United States v. Burns, No. 19-3205 (8th Cir. 2021)
Annotate this CaseThe Eighth Circuit affirmed defendant's conviction for wire fraud under 18 U.S.C. 1343. Defendant's conviction stemmed from his involvement in a scheme to construct an aquaponics facility. The court concluded that the evidence was sufficient to support defendant's conviction; the district court did not abuse its discretion by instructing the jury on willful blindness; the district court did not err by giving a jury instruction that enabled a finding that only defendant committed wire fraud; the district court did not err by giving an explicit unanimity instruction where there was no genuine risk of the jury finding nonunanimously; and defendant waived his argument that the district court did not err by sua sponte individually polling the jury.
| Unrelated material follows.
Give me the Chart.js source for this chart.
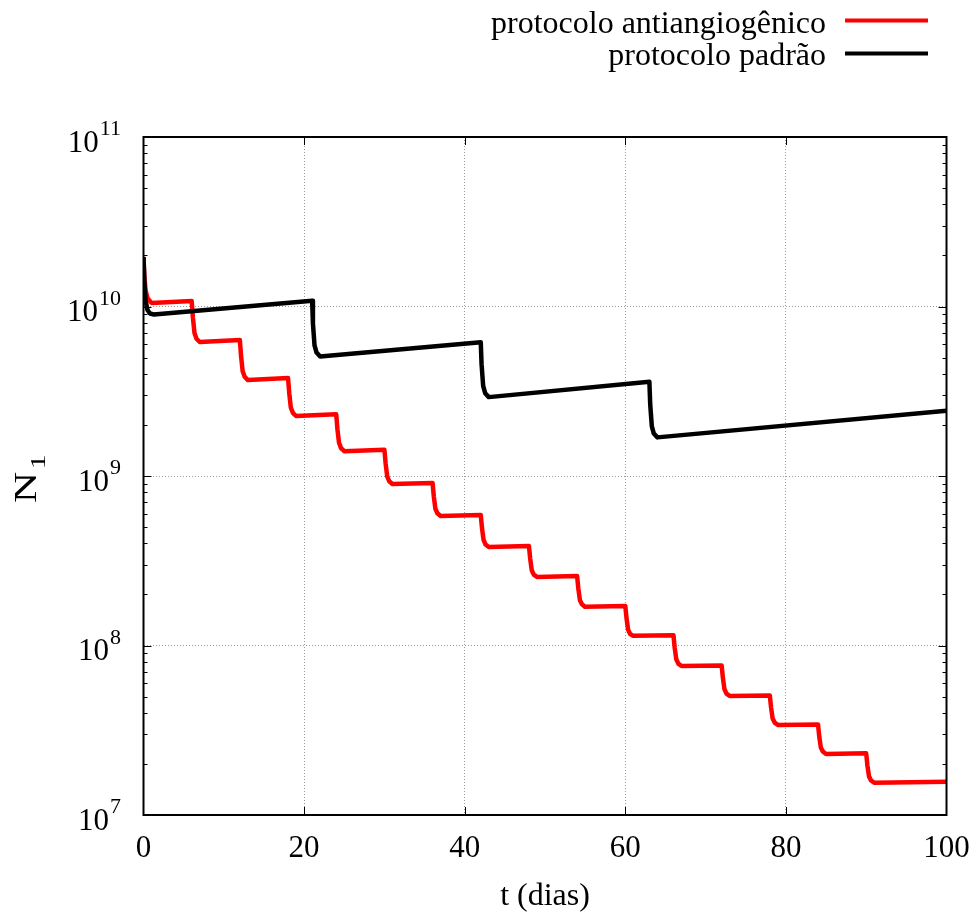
<!DOCTYPE html>
<html>
<head>
<meta charset="utf-8">
<title>N1 - protocolos</title>
<script src="https://cdn.jsdelivr.net/npm/chart.js@4.4.0/dist/chart.umd.min.js"></script>
<style>
  html, body { margin: 0; padding: 0; background: #fff; }
  #wrap { width: 978px; height: 913px; }
</style>
</head>
<body>
<div id="wrap"><canvas id="grafico" width="978" height="913"></canvas></div>
<script>
// dados (t em dias, N1 em células)
const tAnti = [0, 0.1, 0.25, 0.5, 1,
  6, 6.15, 6.35, 6.6, 7,
  12, 12.15, 12.35, 12.6, 13,
  18, 18.15, 18.35, 18.6, 19,
  24, 24.15, 24.35, 24.6, 25,
  30, 30.15, 30.35, 30.6, 31,
  36, 36.15, 36.35, 36.6, 37,
  42, 42.15, 42.35, 42.6, 43,
  48, 48.15, 48.35, 48.6, 49,
  54, 54.15, 54.35, 54.6, 55,
  60, 60.15, 60.35, 60.6, 61,
  66, 66.15, 66.35, 66.6, 67,
  72, 72.15, 72.35, 72.6, 73,
  78, 78.15, 78.35, 78.6, 79,
  84, 84.15, 84.35, 84.6, 85,
  90, 90.15, 90.35, 90.6, 91,
  100];
const nAnti = [1.96e10, 1.53e10, 1.25e10, 1.12e10, 1.05e10,
  1.076e10, 8.61e9, 6.97e9, 6.45e9, 6.17e9,
  6.34e9, 5.10e9, 4.15e9, 3.85e9, 3.68e9,
  3.78e9, 3.08e9, 2.53e9, 2.36e9, 2.26e9,
  2.31e9, 1.89e9, 1.57e9, 1.46e9, 1.40e9,
  1.43e9, 1.19e9, 9.95e8, 9.31e8, 8.97e8,
  9.10e8, 7.60e8, 6.41e8, 6.03e8, 5.81e8,
  5.89e8, 4.94e8, 4.20e8, 3.94e8, 3.81e8,
  3.86e8, 3.27e8, 2.78e8, 2.62e8, 2.54e8,
  2.57e8, 2.17e8, 1.85e8, 1.75e8, 1.69e8,
  1.71e8, 1.45e8, 1.24e8, 1.17e8, 1.14e8,
  1.15e8, 9.70e7, 8.29e7, 7.82e7, 7.57e7,
  7.62e7, 6.46e7, 5.52e7, 5.20e7, 5.04e7,
  5.07e7, 4.32e7, 3.71e7, 3.51e7, 3.40e7,
  3.42e7, 2.91e7, 2.50e7, 2.37e7, 2.29e7,
  2.31e7, 1.96e7, 1.69e7, 1.60e7, 1.55e7,
  1.57e7];

const tPadrao = [0, 0.1, 0.25, 0.5, 0.8, 1.3,
  21, 21.1, 21.3, 21.55, 22,
  42, 42.1, 42.3, 42.55, 43,
  63, 63.1, 63.3, 63.55, 64,
  100];
const nPadrao = [1.96e10, 1.43e10, 1.09e10, 9.53e9, 9.09e9, 8.97e9,
  1.08e10, 7.96e9, 5.89e9, 5.35e9, 5.07e9,
  6.16e9, 4.57e9, 3.40e9, 3.08e9, 2.92e9,
  3.60e9, 2.66e9, 1.97e9, 1.78e9, 1.69e9,
  2.43e9];

const xTicks = [0, 20, 40, 60, 80, 100];
const yExpoentes = [7, 8, 9, 10, 11];

const labelAnti = 'protocolo antiangiogênico';
const labelPadrao = 'protocolo padrão';
const tituloX = 't (dias)';
const tituloY = 'N';
const tituloYSub = '1';

const fonte = 'Liberation Serif';

function pontos(ts, ns) {
    return ts.map((t, i) => ({ x: t, y: ns[i] }));
}

// eixos, marcas, rótulos em potência de 10 e legenda (estilo gnuplot)
const extras = {
    id: 'extras',
    afterDraw(chart) {
        const { ctx, chartArea: a, scales: { x, y } } = chart;
        ctx.save();

        // marcas internas
        ctx.strokeStyle = '#000';
        ctx.lineWidth = 1;
        ctx.beginPath();
        xTicks.slice(1, -1).forEach(v => {
            const px = Math.round(x.getPixelForValue(v)) + 0.5;
            ctx.moveTo(px, a.bottom); ctx.lineTo(px, a.bottom - 8);
            ctx.moveTo(px, a.top); ctx.lineTo(px, a.top + 8);
        });
        yExpoentes.forEach((e, i) => {
            const py = Math.round(y.getPixelForValue(Math.pow(10, e))) + 0.5;
            ctx.moveTo(a.left, py); ctx.lineTo(a.left + 8, py);
            ctx.moveTo(a.right, py); ctx.lineTo(a.right - 8, py);
            if (i < yExpoentes.length - 1) {
                for (let m = 2; m <= 9; m++) {
                    const pm = Math.round(y.getPixelForValue(m * Math.pow(10, e))) + 0.5;
                    ctx.moveTo(a.left, pm); ctx.lineTo(a.left + 4, pm);
                    ctx.moveTo(a.right, pm); ctx.lineTo(a.right - 4, pm);
                }
            }
        });
        ctx.stroke();

        // caixa
        ctx.lineWidth = 2;
        ctx.strokeRect(a.left, a.top, a.right - a.left, a.bottom - a.top);

        // rótulos do eixo y: 10^e
        ctx.fillStyle = '#000';
        ctx.textBaseline = 'alphabetic';
        yExpoentes.forEach(e => {
            const py = y.getPixelForValue(Math.pow(10, e));
            const exp = String(e);
            ctx.font = '22px "' + fonte + '"';
            const w = ctx.measureText(exp).width;
            ctx.textAlign = 'left';
            ctx.fillText(exp, 121 - w, py - 2);
            ctx.font = '31px "' + fonte + '"';
            ctx.textAlign = 'right';
            ctx.fillText('10', 121 - w - 1, py + 14.5);
        });

        // título do eixo y: N com índice 1
        ctx.save();
        ctx.translate(36, 503);
        ctx.rotate(-Math.PI / 2);
        ctx.scale(1.35, 1);
        ctx.textAlign = 'left';
        ctx.font = '32px "' + fonte + '"';
        ctx.fillText(tituloY, 0, 0);
        ctx.font = '22px "' + fonte + '"';
        ctx.fillText(tituloYSub, 25, 9);
        ctx.restore();

        // legenda no canto superior direito
        const linhas = [
            { ds: chart.data.datasets[0], base: 33, ly: 20.5 },
            { ds: chart.data.datasets[1], base: 65, ly: 53.5 }
        ];
        linhas.forEach(l => {
            ctx.font = '32px "' + fonte + '"';
            ctx.textAlign = 'right';
            ctx.fillStyle = '#000';
            ctx.fillText(l.ds.label, 826, l.base);
            ctx.strokeStyle = l.ds.borderColor;
            ctx.lineWidth = 4;
            ctx.beginPath();
            ctx.moveTo(845, l.ly);
            ctx.lineTo(928, l.ly);
            ctx.stroke();
        });

        ctx.restore();
    }
};

const ctxN = document.getElementById('grafico').getContext('2d');
const graficoN = new Chart(ctxN, {
    type: 'line',
    data: {
        datasets: [{
            label: labelAnti,
            data: pontos(tAnti, nAnti),
            borderColor: '#ff0000',
            borderWidth: 4.5,
            borderJoinStyle: 'round',
            pointRadius: 0,
            fill: false,
            tension: 0,
            order: 1
        }, {
            label: labelPadrao,
            data: pontos(tPadrao, nPadrao),
            borderColor: '#000000',
            borderWidth: 4.5,
            borderJoinStyle: 'round',
            pointRadius: 0,
            fill: false,
            tension: 0,
            order: 0
        }]
    },
    options: {
        responsive: false,
        animation: false,
        devicePixelRatio: 1,
        layout: {
            padding: { top: 137, right: 31.5, left: 0, bottom: 0 }
        },
        scales: {
            x: {
                type: 'linear',
                min: 0,
                max: 100,
                afterBuildTicks: (s) => { s.ticks = xTicks.map(v => ({ value: v })); },
                afterFit: (s) => { s.height = 98; s.paddingLeft = 0; s.paddingRight = 0; },
                ticks: {
                    color: '#000',
                    padding: 18,
                    maxRotation: 0,
                    font: { family: fonte, size: 31, lineHeight: 1 }
                },
                grid: {
                    color: '#9a9a9a',
                    lineWidth: 1,
                    drawTicks: false
                },
                border: { display: false, dash: [1, 2] },
                title: {
                    display: true,
                    text: tituloX,
                    color: '#000',
                    padding: 0,
                    font: { family: fonte, size: 32, lineHeight: 1 }
                }
            },
            y: {
                type: 'logarithmic',
                min: 1e7,
                max: 1e11,
                afterBuildTicks: (s) => { s.ticks = yExpoentes.map(e => ({ value: Math.pow(10, e) })); },
                afterFit: (s) => { s.width = 143.5; s.paddingTop = 0; s.paddingBottom = 0; },
                ticks: { display: false },
                grid: {
                    color: '#9a9a9a',
                    lineWidth: 1,
                    drawTicks: false
                },
                border: { display: false, dash: [1, 2] }
            }
        },
        plugins: {
            legend: { display: false },
            tooltip: { enabled: false }
        }
    },
    plugins: [extras]
});
</script>
</body>
</html>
Court Description: [Smith, Author, with Loken and Gruender, Circuit Judges] Criminal case - Criminal law. In a wire fraud prosecution concerning defendant's representations to investors in an aquaponics operation, the evidence was sufficient for the jury to find defendant had actual knowledge of the fraud or was willfully blind; the district court did not err, on this record, in giving a willful blindness instruction; the wire fraud instruction did not constitute an impermissible variance from the indictment; claim that the district court should have sua sponte given an explicit unanimity instruction rejected; defendant waived the issue of an individual poll of the jurors when his counsel declined the judge's offer to conduct such a poll.